━━ SUPPLIED MATERIAL

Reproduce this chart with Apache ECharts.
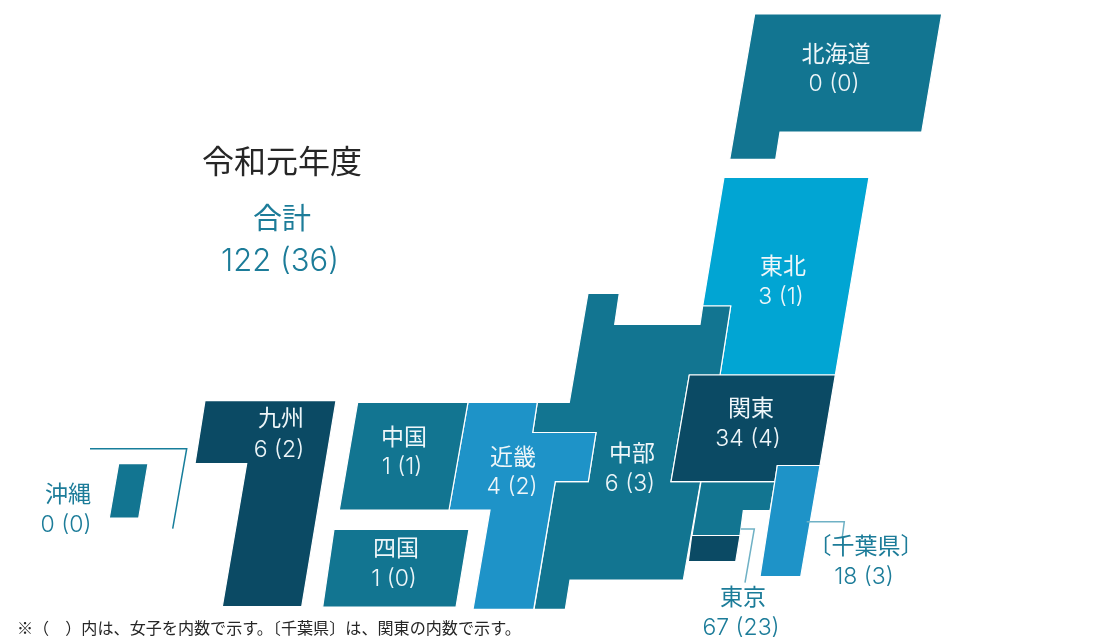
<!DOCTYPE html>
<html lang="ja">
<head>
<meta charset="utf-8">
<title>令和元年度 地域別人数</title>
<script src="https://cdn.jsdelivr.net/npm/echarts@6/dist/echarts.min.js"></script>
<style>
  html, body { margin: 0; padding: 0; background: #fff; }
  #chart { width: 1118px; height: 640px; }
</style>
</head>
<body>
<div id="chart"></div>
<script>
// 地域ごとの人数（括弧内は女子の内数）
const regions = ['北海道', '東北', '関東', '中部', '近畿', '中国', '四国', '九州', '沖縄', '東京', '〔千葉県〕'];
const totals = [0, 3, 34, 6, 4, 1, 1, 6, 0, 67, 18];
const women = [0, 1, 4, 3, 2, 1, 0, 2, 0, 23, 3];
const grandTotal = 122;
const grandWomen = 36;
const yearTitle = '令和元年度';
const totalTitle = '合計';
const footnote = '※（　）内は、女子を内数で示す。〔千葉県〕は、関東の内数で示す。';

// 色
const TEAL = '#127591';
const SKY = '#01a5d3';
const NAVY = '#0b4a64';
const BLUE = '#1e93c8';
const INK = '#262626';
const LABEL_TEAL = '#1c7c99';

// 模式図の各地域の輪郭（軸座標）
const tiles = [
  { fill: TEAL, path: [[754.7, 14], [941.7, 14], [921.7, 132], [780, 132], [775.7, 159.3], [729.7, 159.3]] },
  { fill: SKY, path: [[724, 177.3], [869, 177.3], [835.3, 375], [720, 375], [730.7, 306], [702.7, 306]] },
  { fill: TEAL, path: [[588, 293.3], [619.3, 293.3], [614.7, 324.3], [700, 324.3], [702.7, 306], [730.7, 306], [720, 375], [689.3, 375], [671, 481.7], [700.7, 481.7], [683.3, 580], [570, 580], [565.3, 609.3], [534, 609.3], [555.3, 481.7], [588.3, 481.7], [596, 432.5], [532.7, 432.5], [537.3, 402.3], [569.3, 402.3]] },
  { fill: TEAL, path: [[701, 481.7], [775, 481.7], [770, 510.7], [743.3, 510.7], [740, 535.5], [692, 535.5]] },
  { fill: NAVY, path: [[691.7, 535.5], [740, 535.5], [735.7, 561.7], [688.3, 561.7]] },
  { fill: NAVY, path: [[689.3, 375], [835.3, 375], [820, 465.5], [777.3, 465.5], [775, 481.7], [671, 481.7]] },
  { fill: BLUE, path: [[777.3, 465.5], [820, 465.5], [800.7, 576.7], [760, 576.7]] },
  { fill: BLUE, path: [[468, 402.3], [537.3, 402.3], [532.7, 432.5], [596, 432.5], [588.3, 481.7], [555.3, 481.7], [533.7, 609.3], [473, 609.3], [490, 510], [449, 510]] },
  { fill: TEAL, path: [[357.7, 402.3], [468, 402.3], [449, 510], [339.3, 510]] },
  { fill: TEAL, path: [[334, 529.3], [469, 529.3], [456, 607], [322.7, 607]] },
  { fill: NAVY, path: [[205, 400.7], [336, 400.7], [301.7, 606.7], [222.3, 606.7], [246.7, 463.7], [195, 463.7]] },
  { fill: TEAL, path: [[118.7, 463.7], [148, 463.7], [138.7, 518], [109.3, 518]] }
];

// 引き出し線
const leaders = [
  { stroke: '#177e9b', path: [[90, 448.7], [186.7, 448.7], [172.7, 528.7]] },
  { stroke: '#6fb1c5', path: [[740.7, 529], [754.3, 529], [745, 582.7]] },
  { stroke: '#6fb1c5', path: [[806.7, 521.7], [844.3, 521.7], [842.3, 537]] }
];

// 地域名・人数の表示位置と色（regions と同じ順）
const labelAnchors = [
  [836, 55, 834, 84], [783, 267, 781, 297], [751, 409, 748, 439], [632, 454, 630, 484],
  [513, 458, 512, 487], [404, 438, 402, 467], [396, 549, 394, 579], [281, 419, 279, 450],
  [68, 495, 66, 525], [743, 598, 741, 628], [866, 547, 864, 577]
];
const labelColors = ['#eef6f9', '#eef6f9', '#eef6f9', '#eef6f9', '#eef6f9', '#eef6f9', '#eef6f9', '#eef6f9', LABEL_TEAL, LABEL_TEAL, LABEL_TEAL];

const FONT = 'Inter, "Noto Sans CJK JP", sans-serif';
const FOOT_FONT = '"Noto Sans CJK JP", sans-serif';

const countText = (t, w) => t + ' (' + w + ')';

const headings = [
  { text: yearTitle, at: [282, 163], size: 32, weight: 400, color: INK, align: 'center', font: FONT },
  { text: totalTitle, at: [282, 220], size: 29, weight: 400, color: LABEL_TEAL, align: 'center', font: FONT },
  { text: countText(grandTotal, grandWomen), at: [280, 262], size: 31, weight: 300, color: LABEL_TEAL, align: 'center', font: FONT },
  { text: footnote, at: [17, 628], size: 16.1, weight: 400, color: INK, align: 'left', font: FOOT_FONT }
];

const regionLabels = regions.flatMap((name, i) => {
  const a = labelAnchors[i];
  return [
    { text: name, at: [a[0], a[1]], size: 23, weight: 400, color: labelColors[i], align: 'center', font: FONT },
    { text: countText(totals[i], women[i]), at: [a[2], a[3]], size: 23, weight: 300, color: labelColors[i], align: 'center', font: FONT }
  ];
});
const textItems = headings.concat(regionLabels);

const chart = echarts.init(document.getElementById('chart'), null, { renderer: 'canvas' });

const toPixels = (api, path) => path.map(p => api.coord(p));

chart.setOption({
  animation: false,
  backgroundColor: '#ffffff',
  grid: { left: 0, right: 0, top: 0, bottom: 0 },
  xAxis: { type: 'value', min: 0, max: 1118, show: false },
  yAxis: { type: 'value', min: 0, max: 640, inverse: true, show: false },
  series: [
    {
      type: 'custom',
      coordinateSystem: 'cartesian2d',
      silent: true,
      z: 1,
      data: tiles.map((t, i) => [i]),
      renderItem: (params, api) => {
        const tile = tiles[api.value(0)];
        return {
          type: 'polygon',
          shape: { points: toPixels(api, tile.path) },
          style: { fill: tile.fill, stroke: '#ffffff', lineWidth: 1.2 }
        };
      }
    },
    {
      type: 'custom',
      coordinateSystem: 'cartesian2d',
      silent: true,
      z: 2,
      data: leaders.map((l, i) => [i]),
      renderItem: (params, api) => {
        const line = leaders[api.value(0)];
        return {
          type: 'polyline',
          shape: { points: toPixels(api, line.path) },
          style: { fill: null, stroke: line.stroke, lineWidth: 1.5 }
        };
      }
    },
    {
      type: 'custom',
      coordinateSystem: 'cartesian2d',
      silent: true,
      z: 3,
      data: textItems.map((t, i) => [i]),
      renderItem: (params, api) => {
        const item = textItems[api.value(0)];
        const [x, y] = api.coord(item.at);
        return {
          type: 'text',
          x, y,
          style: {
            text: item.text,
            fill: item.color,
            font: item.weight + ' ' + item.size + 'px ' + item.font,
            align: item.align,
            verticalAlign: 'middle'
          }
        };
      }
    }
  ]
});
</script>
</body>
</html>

━━━━

▶ **PROMPT**
Return the material line for line, from its beginning to the line that contains "const LABEL_TEAL = '#1c7c99';", with the pictures left out.

▶ **RESULT OF THIS EXERCISE**
Reproduce this chart with Apache ECharts.
<!DOCTYPE html>
<html lang="ja">
<head>
<meta charset="utf-8">
<title>令和元年度 地域別人数</title>
<script src="https://cdn.jsdelivr.net/npm/echarts@6/dist/echarts.min.js"></script>
<style>
  html, body { margin: 0; padding: 0; background: #fff; }
  #chart { width: 1118px; height: 640px; }
</style>
</head>
<body>
<div id="chart"></div>
<script>
// 地域ごとの人数（括弧内は女子の内数）
const regions = ['北海道', '東北', '関東', '中部', '近畿', '中国', '四国', '九州', '沖縄', '東京', '〔千葉県〕'];
const totals = [0, 3, 34, 6, 4, 1, 1, 6, 0, 67, 18];
const women = [0, 1, 4, 3, 2, 1, 0, 2, 0, 23, 3];
const grandTotal = 122;
const grandWomen = 36;
const yearTitle = '令和元年度';
const totalTitle = '合計';
const footnote = '※（　）内は、女子を内数で示す。〔千葉県〕は、関東の内数で示す。';

// 色
const TEAL = '#127591';
const SKY = '#01a5d3';
const NAVY = '#0b4a64';
const BLUE = '#1e93c8';
const INK = '#262626';
const LABEL_TEAL = '#1c7c99';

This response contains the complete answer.